The free trade deal is the EU's first with a member of the Association of South-East Asian Nations (ASEAN). The European Parliament's approval will clear the path for the deal to come into force as early as this year.
European lawmakers approved a free trade deal between the EU and Singapore in Strasburg on Wednesday.
The European Parliament approved the deal with a large majority with about two-thirds of the lawmakers voting in favor. The deal, which has been nine years in the making, could come into force before the end of the current mandate of the European Commission in 2019.
The agreement is part of the 28-nation bloc's push for more open markets in Asia amid rising trade tensions with the US. Last year, Washington raised tariffs on European steel and aluminum and threatens to do the same on cars and auto parts.
The EU's free trade agreement with Japan, another Asian economic powerhouse, came into force this month. A deal with Vietnam is expected to be signed soon.
The free trade deal — the EU's first with a member of the Association of South-East Asian Nations (ASEAN) — will "remove virtually all tariffs between the two parties within five years," according to the European Parliament. The EU hopes to use the agreement, which was signed in October last year, as a blueprint for further deals in southeast Asia.

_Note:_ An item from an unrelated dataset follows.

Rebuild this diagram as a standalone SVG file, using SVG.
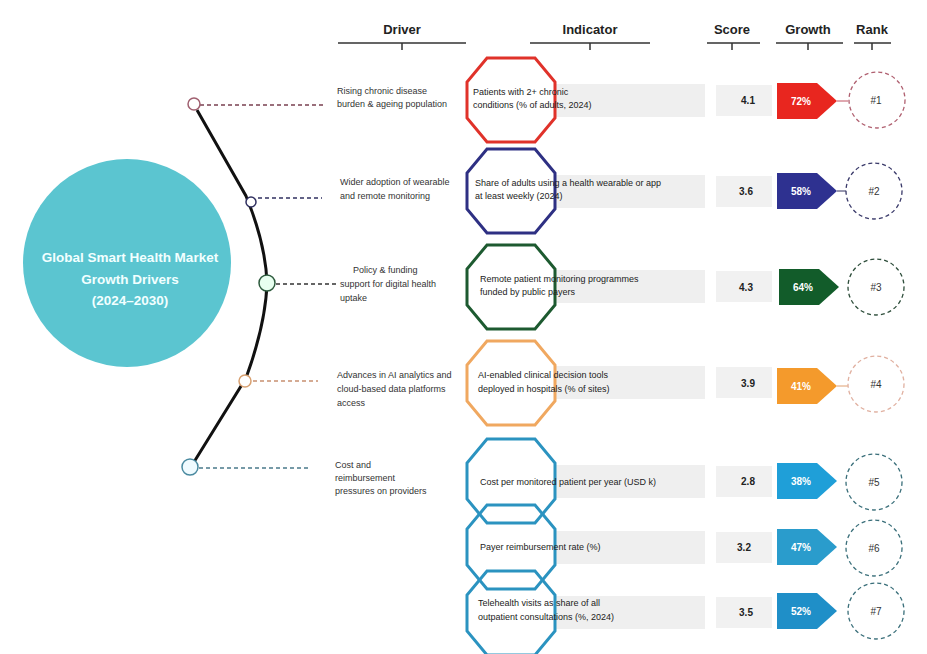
<svg xmlns="http://www.w3.org/2000/svg" width="927" height="654" viewBox="0 0 927 654">
<style>
.hdr{font-family:"Liberation Sans",Arial,sans-serif;font-size:13px;font-weight:bold;fill:#222;text-anchor:middle}
.uline{stroke:#333;stroke-width:1.5;fill:none}
.lbl{font-family:"Liberation Sans",Arial,sans-serif;font-size:9px;fill:#333}
.ind{font-family:"Liberation Sans",Arial,sans-serif;font-size:9px;fill:#222}
.num{font-family:"Liberation Sans",Arial,sans-serif;font-size:10px;font-weight:bold;fill:#222;text-anchor:middle}
.tag{font-family:"Liberation Sans",Arial,sans-serif;font-size:10px;font-weight:bold;fill:#fff;text-anchor:middle}
.rk{font-family:"Liberation Sans",Arial,sans-serif;font-size:10px;fill:#333;text-anchor:middle}
.bar{fill:#efefef}
.box{fill:#f1f1f1}
.oct{fill:none;stroke-width:3}
.rc{fill:#fff;stroke-width:1.3;stroke-dasharray:4 3}
.dash{fill:none;stroke-width:1.5;stroke-dasharray:4 3}
.title{font-family:"Liberation Sans",Arial,sans-serif;font-size:13.5px;font-weight:bold;fill:#f2ffff;text-anchor:middle}
</style>
<defs>
<polygon id="octa" points="-24,-42 24,-42 44,-18 44,18 24,42 -24,42 -44,18 -44,-18"/>
<polygon id="arw" points="0,-18 40,-18 60,0 40,18 0,18"/>
</defs>

<g id="headers">
<text class="hdr" x="402" y="34">Driver</text>
<path class="uline" d="M338 43 H466 M402 43 V50"/>
<text class="hdr" x="590" y="34">Indicator</text>
<path class="uline" d="M530 43 H650 M590 43 V50"/>
<text class="hdr" x="732" y="34">Score</text>
<path class="uline" d="M707 43 H760 M732 43 V50"/>
<text class="hdr" x="808" y="34">Growth</text>
<path class="uline" d="M776 43 H843 M808 43 V50"/>
<text class="hdr" x="872" y="34">Rank</text>
<path class="uline" d="M854 43 H891 M872 43 V50"/>
</g>

<g id="hub">
<circle cx="127" cy="263" r="104" fill="#5bc5d0"/>
<text class="title" x="130" y="262">Global Smart Health Market</text>
<text class="title" x="130" y="284">Growth Drivers</text>
<text class="title" x="130" y="305">(2024–2030)</text>
</g>

<g id="connectors">
<path d="M197 110 L246 196 C258 225 266 255 267 283 C266 315 258 345 246 378 L194 462" fill="none" stroke="#111" stroke-width="3"/>
<line class="dash" x1="200" y1="105" x2="325" y2="105" stroke="#7a4050"/>
<line class="dash" x1="258" y1="198" x2="322" y2="198" stroke="#303060"/>
<line class="dash" x1="276" y1="284" x2="336" y2="284" stroke="#333"/>
<line class="dash" x1="253" y1="381" x2="318" y2="381" stroke="#c89070"/>
<line class="dash" x1="199" y1="468" x2="310" y2="468" stroke="#4a7a8a"/>
<circle cx="194" cy="104" r="6" fill="#fff" stroke="#a06070" stroke-width="1.5"/>
<circle cx="251" cy="202" r="5" fill="#fff" stroke="#303060" stroke-width="1.5"/>
<circle cx="267" cy="283" r="8" fill="#e8fff0" stroke="#2d5a3d" stroke-width="1.5"/>
<circle cx="245" cy="381" r="6" fill="#fff" stroke="#d8a070" stroke-width="1.5"/>
<circle cx="190" cy="467" r="8" fill="#f0fbff" stroke="#4a8aa0" stroke-width="1.5"/>
</g>

<g id="row1">
<text class="lbl" x="337" y="94">Rising chronic disease</text>
<text class="lbl" x="337" y="107">burden &amp; ageing population</text>
<rect class="bar" x="554" y="84" width="151" height="33"/>
<use href="#octa" x="511" y="100" class="oct" stroke="#e0322a"/>
<text class="ind" x="473" y="95">Patients with 2+ chronic</text>
<text class="ind" x="473" y="108">conditions (% of adults, 2024)</text>
<rect class="box" x="716" y="85" width="56" height="31"/>
<text class="num" x="748" y="104">4.1</text>
<use href="#arw" x="777" y="101" fill="#e8261f"/>
<line x1="837" y1="101" x2="848" y2="101" stroke="#c05060" stroke-width="1"/>
<text class="tag" x="801" y="105">72%</text>
<circle class="rc" cx="877" cy="100" r="28" stroke="#b06070"/>
<text class="rk" x="876" y="104">#1</text>
</g>

<g id="row2">
<text class="lbl" x="340" y="185">Wider adoption of wearable</text>
<text class="lbl" x="340" y="199">and remote monitoring</text>
<rect class="bar" x="554" y="175" width="151" height="33"/>
<use href="#octa" x="511" y="191" class="oct" stroke="#2e3083"/>
<text class="ind" x="475" y="186">Share of adults using a health wearable or app</text>
<text class="ind" x="475" y="199">at least weekly (2024)</text>
<rect class="box" x="716" y="176" width="56" height="31"/>
<text class="num" x="746" y="195">3.6</text>
<use href="#arw" x="777" y="191" fill="#2e3190"/>
<line x1="837" y1="191" x2="846" y2="191" stroke="#303060" stroke-width="1"/>
<text class="tag" x="801" y="195">58%</text>
<circle class="rc" cx="874" cy="191" r="28" stroke="#3a3a6a"/>
<text class="rk" x="874" y="195">#2</text>
</g>

<g id="row3">
<text class="lbl" x="353" y="273">Policy &amp; funding</text>
<text class="lbl" x="340" y="287">support for digital health</text>
<text class="lbl" x="340" y="301">uptake</text>
<rect class="bar" x="554" y="270" width="151" height="33"/>
<use href="#octa" x="511" y="287" class="oct" stroke="#1d5a30"/>
<text class="ind" x="480" y="282">Remote patient monitoring programmes</text>
<text class="ind" x="480" y="295">funded by public payers</text>
<rect class="box" x="716" y="271" width="56" height="31"/>
<text class="num" x="746" y="291">4.3</text>
<use href="#arw" x="779" y="287" fill="#125c2a"/>
<text class="tag" x="803" y="291">64%</text>
<circle class="rc" cx="876" cy="287" r="28" stroke="#2d4d3a"/>
<text class="rk" x="876" y="291">#3</text>
</g>

<g id="row4">
<text class="lbl" x="337" y="378">Advances in AI analytics and</text>
<text class="lbl" x="337" y="392">cloud-based data platforms</text>
<text class="lbl" x="337" y="406">access</text>
<rect class="bar" x="554" y="366" width="151" height="33"/>
<use href="#octa" x="511" y="383" class="oct" stroke="#f0a860"/>
<text class="ind" x="478" y="378">AI-enabled clinical decision tools</text>
<text class="ind" x="478" y="392">deployed in hospitals (% of sites)</text>
<rect class="box" x="716" y="367" width="56" height="31"/>
<text class="num" x="748" y="387">3.9</text>
<use href="#arw" x="777" y="386" fill="#f49a2c"/>
<line x1="837" y1="386" x2="848" y2="386" stroke="#e0a070" stroke-width="1"/>
<text class="tag" x="801" y="390">41%</text>
<circle class="rc" cx="876" cy="384" r="28" stroke="#e0b0a0"/>
<text class="rk" x="876" y="388">#4</text>
</g>

<g id="row5">
<text class="lbl" x="335" y="468">Cost and</text>
<text class="lbl" x="335" y="481">reimbursement</text>
<text class="lbl" x="335" y="494">pressures on providers</text>
<rect class="bar" x="554" y="465" width="151" height="33"/>
<use href="#octa" x="511" y="481" class="oct" stroke="#2b93c0"/>
<text class="ind" x="480" y="485">Cost per monitored patient per year (USD k)</text>
<rect class="box" x="716" y="466" width="56" height="31"/>
<text class="num" x="748" y="485">2.8</text>
<use href="#arw" x="777" y="481" fill="#1f9fd8"/>
<text class="tag" x="801" y="485">38%</text>
<circle class="rc" cx="874" cy="482" r="28" stroke="#3a6f7a"/>
<text class="rk" x="874" y="486">#5</text>
</g>

<g id="row6">
<rect class="bar" x="554" y="531" width="151" height="33"/>
<use href="#octa" x="511" y="547" class="oct" stroke="#2b93c0"/>
<text class="ind" x="480" y="550">Payer reimbursement rate (%)</text>
<rect class="box" x="716" y="532" width="56" height="31"/>
<text class="num" x="744" y="551">3.2</text>
<use href="#arw" x="777" y="547" fill="#2a9ccc"/>
<text class="tag" x="801" y="551">47%</text>
<circle class="rc" cx="874" cy="548" r="28" stroke="#3a6f7a"/>
<text class="rk" x="874" y="552">#6</text>
</g>

<g id="row7">
<rect class="bar" x="554" y="596" width="151" height="33"/>
<use href="#octa" x="511" y="613" class="oct" stroke="#2b93c0"/>
<text class="ind" x="478" y="606">Telehealth visits as share of all</text>
<text class="ind" x="478" y="620">outpatient consultations (%, 2024)</text>
<rect class="box" x="716" y="597" width="56" height="31"/>
<text class="num" x="746" y="616">3.5</text>
<use href="#arw" x="777" y="611" fill="#1f8fc8"/>
<text class="tag" x="801" y="615">52%</text>
<circle class="rc" cx="876" cy="611" r="28" stroke="#3a6f7a"/>
<text class="rk" x="876" y="615">#7</text>
</g>
</svg>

"This is the European Union's first bilateral trade agreement with a Southeast Asian country, a building block towards a closer relationship between Europe and one of the most dynamic regions in the world," European Commission president Jean-Claude Juncker said in a statement.
Major trading partner
Singapore is the EU's largest trading partner among ASEAN countries with a total bilateral trade in goods of €53.3 billion ($60.3 billion) in 2017 and in services of €44.4 billion in 2016.
More than 10,000 EU-based companies already use Singapore as a hub for Southeast Asia.
Singapore is also the most preferred destination in Asia for European investment with bilateral investment between the two sides topping €256 billion in 2016.